** Start **

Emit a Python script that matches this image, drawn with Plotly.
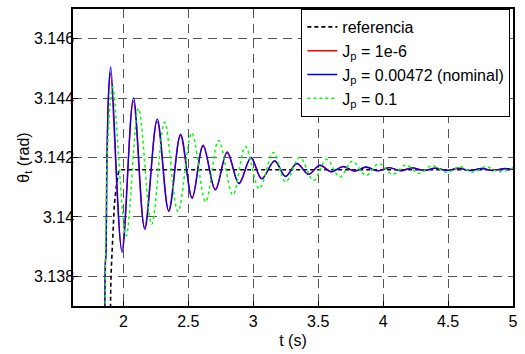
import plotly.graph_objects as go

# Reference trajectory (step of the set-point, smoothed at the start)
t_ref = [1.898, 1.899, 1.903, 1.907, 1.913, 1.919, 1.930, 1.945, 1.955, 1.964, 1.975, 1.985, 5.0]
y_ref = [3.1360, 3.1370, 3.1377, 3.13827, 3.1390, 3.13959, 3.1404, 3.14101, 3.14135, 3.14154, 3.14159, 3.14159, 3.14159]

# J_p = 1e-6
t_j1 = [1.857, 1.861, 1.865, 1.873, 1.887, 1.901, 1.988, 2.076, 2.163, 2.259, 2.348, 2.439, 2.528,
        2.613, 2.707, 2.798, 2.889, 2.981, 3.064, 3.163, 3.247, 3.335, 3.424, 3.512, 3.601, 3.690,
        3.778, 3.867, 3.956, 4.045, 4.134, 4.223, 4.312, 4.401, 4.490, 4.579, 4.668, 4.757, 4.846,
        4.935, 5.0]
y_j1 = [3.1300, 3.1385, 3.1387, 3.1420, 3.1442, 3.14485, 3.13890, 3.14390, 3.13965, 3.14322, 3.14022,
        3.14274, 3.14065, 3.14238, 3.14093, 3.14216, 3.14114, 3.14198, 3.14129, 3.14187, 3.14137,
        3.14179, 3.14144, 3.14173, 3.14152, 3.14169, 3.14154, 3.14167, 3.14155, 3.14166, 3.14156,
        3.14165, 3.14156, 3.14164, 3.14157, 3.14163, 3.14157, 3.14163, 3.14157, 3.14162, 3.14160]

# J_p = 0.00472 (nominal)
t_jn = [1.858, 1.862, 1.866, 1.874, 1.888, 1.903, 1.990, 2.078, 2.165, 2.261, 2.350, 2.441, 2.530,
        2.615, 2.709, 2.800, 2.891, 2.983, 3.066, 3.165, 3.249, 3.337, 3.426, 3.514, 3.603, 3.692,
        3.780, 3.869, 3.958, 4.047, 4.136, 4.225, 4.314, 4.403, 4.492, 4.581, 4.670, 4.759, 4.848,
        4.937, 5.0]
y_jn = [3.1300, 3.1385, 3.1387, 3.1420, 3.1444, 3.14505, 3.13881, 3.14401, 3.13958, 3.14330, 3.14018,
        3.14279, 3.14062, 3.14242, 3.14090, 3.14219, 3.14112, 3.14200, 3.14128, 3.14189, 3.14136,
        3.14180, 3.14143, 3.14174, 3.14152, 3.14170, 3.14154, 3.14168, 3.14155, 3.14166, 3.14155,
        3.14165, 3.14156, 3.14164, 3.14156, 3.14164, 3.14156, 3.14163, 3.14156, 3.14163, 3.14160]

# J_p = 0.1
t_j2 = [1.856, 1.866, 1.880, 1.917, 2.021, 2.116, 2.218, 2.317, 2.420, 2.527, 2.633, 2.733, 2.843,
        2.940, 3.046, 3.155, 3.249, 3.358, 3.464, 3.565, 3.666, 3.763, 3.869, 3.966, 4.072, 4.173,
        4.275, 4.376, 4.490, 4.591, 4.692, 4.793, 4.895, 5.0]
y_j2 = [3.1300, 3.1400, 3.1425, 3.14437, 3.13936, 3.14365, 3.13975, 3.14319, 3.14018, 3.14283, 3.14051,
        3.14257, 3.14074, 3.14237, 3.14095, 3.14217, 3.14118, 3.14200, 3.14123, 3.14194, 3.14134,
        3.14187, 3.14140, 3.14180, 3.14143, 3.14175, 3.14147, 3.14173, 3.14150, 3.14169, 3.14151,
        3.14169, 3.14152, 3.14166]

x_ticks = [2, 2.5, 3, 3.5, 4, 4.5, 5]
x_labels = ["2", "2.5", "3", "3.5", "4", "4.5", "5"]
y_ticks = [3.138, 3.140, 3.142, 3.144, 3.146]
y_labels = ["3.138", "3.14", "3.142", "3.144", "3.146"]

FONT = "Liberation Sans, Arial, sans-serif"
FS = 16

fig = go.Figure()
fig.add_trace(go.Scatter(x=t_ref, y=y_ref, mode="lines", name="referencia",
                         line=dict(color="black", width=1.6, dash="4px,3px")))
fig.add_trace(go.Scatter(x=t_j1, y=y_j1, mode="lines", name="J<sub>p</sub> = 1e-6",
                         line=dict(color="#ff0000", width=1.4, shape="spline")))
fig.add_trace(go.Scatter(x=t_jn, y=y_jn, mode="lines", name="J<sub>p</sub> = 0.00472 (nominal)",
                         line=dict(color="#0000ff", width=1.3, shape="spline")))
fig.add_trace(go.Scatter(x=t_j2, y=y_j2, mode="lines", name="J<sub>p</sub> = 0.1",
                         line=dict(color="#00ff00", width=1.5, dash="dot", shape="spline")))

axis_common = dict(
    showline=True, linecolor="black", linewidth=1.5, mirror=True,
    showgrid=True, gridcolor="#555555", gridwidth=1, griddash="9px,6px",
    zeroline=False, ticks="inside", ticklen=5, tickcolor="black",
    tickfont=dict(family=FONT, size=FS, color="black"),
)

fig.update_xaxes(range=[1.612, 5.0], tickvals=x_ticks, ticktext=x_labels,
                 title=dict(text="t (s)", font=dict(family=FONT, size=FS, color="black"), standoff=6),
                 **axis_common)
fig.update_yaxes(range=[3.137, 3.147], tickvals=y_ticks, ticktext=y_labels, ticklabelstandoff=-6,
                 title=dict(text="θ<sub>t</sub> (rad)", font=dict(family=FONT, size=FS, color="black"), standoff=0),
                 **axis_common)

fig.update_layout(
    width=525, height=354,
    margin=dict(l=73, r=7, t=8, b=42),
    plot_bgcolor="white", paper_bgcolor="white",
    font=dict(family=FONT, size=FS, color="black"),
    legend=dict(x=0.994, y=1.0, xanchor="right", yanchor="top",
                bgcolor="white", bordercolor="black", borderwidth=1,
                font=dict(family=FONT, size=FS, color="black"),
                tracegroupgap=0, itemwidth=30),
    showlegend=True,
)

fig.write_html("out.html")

** End **

## Exercise prompt
Copy exactly the lines running from the beginning of the listing through the line that has "3.14156, 3.14163, 3.14160]". Drop the pictures.

## Output for this exercise
Emit a Python script that matches this image, drawn with Plotly.
import plotly.graph_objects as go

# Reference trajectory (step of the set-point, smoothed at the start)
t_ref = [1.898, 1.899, 1.903, 1.907, 1.913, 1.919, 1.930, 1.945, 1.955, 1.964, 1.975, 1.985, 5.0]
y_ref = [3.1360, 3.1370, 3.1377, 3.13827, 3.1390, 3.13959, 3.1404, 3.14101, 3.14135, 3.14154, 3.14159, 3.14159, 3.14159]

# J_p = 1e-6
t_j1 = [1.857, 1.861, 1.865, 1.873, 1.887, 1.901, 1.988, 2.076, 2.163, 2.259, 2.348, 2.439, 2.528,
        2.613, 2.707, 2.798, 2.889, 2.981, 3.064, 3.163, 3.247, 3.335, 3.424, 3.512, 3.601, 3.690,
        3.778, 3.867, 3.956, 4.045, 4.134, 4.223, 4.312, 4.401, 4.490, 4.579, 4.668, 4.757, 4.846,
        4.935, 5.0]
y_j1 = [3.1300, 3.1385, 3.1387, 3.1420, 3.1442, 3.14485, 3.13890, 3.14390, 3.13965, 3.14322, 3.14022,
        3.14274, 3.14065, 3.14238, 3.14093, 3.14216, 3.14114, 3.14198, 3.14129, 3.14187, 3.14137,
        3.14179, 3.14144, 3.14173, 3.14152, 3.14169, 3.14154, 3.14167, 3.14155, 3.14166, 3.14156,
        3.14165, 3.14156, 3.14164, 3.14157, 3.14163, 3.14157, 3.14163, 3.14157, 3.14162, 3.14160]

# J_p = 0.00472 (nominal)
t_jn = [1.858, 1.862, 1.866, 1.874, 1.888, 1.903, 1.990, 2.078, 2.165, 2.261, 2.350, 2.441, 2.530,
        2.615, 2.709, 2.800, 2.891, 2.983, 3.066, 3.165, 3.249, 3.337, 3.426, 3.514, 3.603, 3.692,
        3.780, 3.869, 3.958, 4.047, 4.136, 4.225, 4.314, 4.403, 4.492, 4.581, 4.670, 4.759, 4.848,
        4.937, 5.0]
y_jn = [3.1300, 3.1385, 3.1387, 3.1420, 3.1444, 3.14505, 3.13881, 3.14401, 3.13958, 3.14330, 3.14018,
        3.14279, 3.14062, 3.14242, 3.14090, 3.14219, 3.14112, 3.14200, 3.14128, 3.14189, 3.14136,
        3.14180, 3.14143, 3.14174, 3.14152, 3.14170, 3.14154, 3.14168, 3.14155, 3.14166, 3.14155,
        3.14165, 3.14156, 3.14164, 3.14156, 3.14164, 3.14156, 3.14163, 3.14156, 3.14163, 3.14160]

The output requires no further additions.